Figure scripts
○ ○ ○ ○

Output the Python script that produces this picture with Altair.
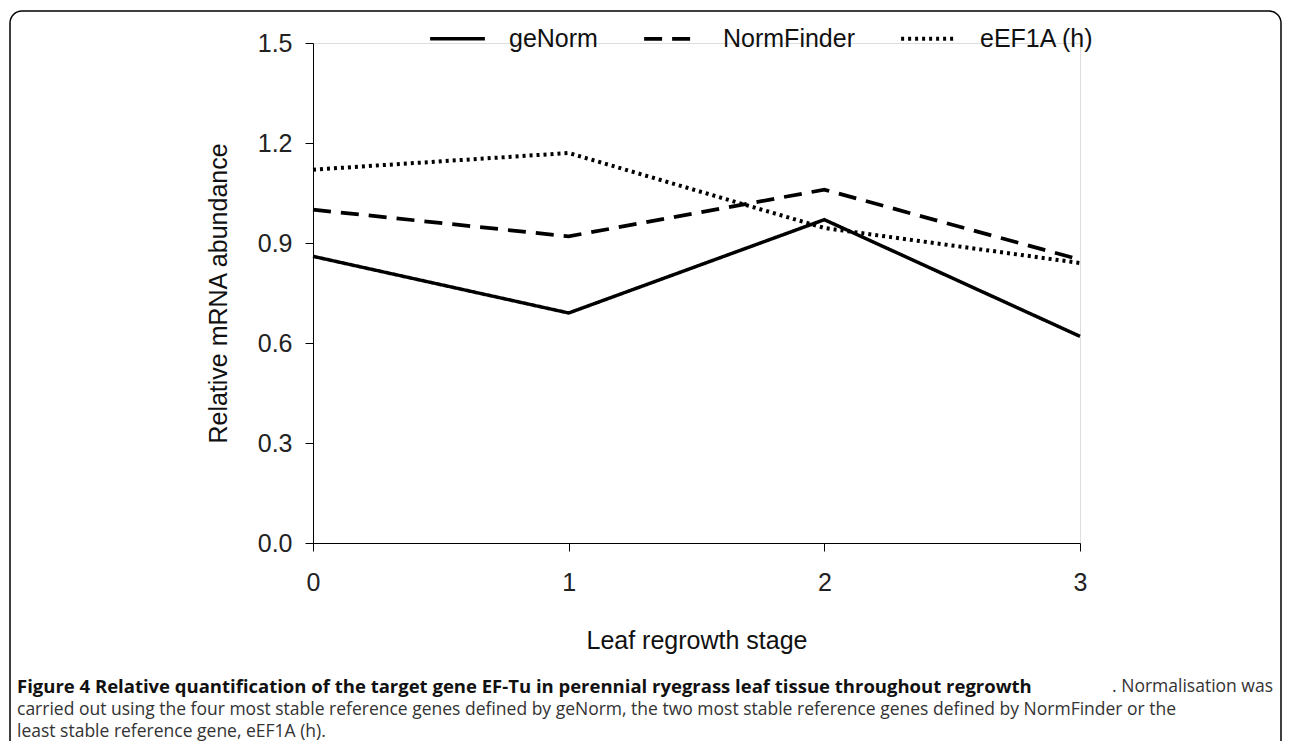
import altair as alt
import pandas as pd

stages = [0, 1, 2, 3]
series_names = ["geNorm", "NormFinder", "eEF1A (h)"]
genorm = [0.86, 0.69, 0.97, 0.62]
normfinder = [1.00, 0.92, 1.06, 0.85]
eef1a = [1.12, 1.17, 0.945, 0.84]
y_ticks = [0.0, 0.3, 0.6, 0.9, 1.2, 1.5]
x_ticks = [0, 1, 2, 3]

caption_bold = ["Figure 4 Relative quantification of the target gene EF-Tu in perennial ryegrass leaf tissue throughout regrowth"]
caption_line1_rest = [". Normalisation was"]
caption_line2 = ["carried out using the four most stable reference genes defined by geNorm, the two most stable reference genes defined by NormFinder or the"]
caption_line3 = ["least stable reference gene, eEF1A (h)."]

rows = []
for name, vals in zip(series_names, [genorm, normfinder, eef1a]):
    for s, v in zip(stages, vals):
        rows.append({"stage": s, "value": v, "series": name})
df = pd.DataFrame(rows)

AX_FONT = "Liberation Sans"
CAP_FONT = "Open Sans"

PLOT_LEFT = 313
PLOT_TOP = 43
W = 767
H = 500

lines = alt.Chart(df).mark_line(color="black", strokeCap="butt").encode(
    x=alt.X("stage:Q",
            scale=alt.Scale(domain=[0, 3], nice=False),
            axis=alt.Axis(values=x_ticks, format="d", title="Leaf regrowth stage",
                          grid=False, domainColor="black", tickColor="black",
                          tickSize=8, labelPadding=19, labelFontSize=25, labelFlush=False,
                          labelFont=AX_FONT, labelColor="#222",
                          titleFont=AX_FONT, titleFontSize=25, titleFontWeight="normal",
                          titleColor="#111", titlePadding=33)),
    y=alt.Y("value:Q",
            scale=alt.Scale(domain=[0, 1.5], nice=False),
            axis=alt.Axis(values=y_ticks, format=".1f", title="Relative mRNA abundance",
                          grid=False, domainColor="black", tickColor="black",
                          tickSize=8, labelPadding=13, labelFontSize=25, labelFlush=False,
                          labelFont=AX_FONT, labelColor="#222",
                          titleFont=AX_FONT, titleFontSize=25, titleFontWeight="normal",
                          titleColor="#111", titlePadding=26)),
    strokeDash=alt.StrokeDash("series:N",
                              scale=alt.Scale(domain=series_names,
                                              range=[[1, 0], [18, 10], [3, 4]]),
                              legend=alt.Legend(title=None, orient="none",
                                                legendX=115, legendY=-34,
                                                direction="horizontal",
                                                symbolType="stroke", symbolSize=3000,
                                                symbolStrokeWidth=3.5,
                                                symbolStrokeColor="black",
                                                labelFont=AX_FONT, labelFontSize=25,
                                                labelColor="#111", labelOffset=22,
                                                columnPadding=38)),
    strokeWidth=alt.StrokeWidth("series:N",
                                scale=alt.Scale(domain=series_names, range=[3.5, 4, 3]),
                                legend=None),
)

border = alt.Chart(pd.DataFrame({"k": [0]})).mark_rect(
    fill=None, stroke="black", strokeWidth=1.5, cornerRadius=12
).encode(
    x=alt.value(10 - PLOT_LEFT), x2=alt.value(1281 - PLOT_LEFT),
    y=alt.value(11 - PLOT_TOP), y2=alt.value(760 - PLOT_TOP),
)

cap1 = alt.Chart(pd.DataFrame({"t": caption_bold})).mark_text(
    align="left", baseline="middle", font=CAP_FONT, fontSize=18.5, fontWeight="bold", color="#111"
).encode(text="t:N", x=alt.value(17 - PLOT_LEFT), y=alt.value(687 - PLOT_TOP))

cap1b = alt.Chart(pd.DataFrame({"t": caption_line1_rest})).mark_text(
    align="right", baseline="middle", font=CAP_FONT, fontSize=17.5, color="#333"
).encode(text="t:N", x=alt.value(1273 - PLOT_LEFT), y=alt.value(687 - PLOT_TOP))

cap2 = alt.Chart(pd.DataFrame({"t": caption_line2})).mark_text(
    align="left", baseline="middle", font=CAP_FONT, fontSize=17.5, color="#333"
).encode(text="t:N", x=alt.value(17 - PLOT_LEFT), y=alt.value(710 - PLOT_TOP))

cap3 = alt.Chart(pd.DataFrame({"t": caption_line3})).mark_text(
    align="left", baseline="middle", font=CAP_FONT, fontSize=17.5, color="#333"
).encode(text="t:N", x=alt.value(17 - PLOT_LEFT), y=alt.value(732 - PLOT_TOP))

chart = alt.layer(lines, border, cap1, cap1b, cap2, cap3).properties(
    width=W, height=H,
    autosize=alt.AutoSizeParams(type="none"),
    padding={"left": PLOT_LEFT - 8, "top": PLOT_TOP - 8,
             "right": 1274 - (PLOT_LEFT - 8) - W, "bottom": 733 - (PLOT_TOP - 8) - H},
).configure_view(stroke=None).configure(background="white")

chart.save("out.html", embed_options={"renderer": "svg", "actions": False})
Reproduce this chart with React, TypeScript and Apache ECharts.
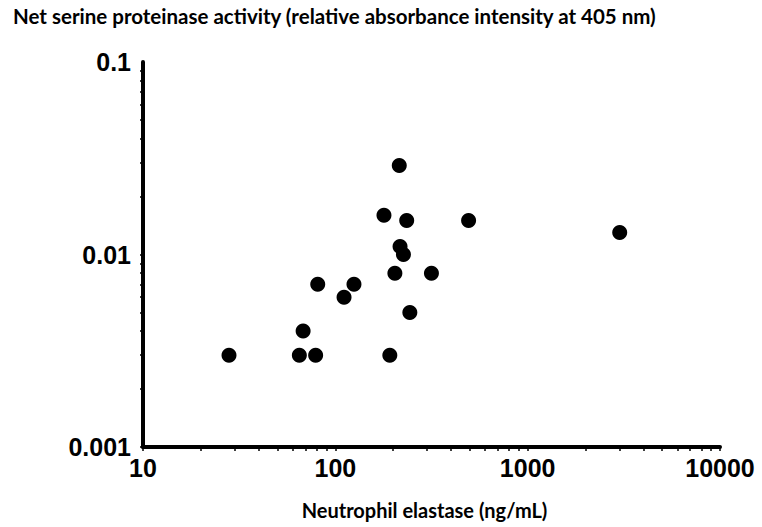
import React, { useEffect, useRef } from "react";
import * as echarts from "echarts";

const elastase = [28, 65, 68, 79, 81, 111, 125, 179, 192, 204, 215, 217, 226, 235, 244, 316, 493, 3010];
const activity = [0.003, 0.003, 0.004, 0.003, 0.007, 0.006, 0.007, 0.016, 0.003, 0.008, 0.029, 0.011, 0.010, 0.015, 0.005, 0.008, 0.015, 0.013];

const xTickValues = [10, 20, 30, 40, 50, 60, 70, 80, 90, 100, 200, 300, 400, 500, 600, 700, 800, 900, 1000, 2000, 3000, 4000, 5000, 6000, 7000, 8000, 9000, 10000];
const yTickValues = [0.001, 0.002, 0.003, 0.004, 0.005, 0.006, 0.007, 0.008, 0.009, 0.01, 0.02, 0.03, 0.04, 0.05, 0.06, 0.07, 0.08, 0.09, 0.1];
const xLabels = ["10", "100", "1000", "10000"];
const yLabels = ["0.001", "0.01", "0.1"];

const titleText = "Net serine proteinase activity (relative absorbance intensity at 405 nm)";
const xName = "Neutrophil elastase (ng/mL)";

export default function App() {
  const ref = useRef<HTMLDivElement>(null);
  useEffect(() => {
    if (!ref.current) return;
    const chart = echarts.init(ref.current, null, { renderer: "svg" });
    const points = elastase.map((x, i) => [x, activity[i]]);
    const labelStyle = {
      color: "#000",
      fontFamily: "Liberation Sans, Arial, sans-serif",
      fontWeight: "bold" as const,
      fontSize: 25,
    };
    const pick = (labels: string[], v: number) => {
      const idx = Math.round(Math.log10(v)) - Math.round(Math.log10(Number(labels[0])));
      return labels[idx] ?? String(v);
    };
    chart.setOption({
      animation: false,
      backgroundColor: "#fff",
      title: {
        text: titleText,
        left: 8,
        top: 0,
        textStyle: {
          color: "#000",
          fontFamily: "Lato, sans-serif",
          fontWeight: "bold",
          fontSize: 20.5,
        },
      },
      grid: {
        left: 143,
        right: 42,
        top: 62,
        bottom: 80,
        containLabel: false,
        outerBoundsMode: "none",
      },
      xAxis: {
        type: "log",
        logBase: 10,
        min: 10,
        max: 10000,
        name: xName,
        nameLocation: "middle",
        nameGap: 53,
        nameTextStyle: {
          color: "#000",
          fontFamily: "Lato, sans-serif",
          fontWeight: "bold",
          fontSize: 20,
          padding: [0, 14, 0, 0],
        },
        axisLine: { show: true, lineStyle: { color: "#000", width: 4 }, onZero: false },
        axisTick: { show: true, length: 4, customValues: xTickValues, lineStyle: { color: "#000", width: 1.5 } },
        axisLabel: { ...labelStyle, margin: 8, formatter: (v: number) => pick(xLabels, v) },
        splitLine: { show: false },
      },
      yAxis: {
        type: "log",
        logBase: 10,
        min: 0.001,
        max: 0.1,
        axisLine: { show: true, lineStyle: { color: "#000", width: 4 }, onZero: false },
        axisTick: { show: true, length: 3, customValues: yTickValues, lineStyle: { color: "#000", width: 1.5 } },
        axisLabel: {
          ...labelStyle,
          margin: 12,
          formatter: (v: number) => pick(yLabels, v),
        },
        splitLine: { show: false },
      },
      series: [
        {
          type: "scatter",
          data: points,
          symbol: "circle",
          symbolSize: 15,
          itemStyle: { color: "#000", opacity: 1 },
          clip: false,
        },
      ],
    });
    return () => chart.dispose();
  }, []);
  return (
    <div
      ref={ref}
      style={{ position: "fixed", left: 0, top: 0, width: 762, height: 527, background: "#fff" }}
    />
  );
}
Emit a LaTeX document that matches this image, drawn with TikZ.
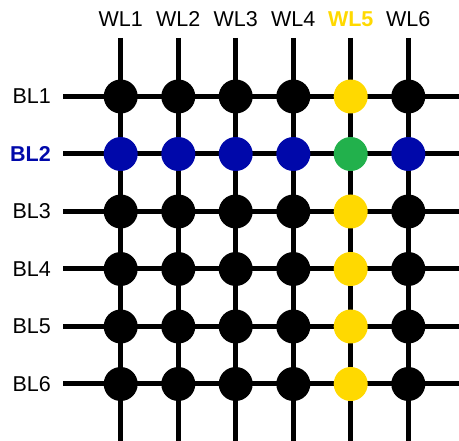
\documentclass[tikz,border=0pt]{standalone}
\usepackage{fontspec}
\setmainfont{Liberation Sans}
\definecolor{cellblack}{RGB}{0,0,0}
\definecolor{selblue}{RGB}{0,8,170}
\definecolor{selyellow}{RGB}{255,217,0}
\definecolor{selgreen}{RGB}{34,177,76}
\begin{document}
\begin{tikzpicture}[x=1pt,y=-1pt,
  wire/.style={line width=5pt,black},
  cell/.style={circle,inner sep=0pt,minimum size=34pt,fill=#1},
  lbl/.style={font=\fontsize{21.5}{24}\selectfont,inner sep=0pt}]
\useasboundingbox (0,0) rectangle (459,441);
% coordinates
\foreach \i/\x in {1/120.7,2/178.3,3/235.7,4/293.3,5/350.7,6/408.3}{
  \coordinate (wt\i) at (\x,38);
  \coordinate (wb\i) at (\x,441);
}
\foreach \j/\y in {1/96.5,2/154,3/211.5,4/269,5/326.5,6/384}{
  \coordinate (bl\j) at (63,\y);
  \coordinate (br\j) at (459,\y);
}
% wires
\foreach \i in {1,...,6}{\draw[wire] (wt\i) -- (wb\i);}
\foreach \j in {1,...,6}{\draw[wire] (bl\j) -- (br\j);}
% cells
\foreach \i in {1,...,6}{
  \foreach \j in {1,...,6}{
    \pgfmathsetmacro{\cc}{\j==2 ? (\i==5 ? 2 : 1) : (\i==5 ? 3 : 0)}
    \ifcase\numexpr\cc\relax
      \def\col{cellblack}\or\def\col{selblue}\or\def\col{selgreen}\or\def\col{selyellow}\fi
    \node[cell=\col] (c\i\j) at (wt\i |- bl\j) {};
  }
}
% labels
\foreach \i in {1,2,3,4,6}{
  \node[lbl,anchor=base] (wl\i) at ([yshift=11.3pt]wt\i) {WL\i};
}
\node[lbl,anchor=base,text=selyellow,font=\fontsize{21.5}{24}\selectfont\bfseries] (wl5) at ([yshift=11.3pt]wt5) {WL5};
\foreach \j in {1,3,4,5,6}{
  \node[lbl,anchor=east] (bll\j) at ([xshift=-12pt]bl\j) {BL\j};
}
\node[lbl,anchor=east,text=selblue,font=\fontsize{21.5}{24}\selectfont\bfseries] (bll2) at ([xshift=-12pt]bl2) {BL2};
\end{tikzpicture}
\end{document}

○ ○ ○ ○

Scan the material above. Copy each line where "this" occurs.

## [RESULT]
Output the Python script that produces this picture with Altair.
Reproduce this chart with React, TypeScript and Apache ECharts.
Emit a LaTeX document that matches this image, drawn with TikZ.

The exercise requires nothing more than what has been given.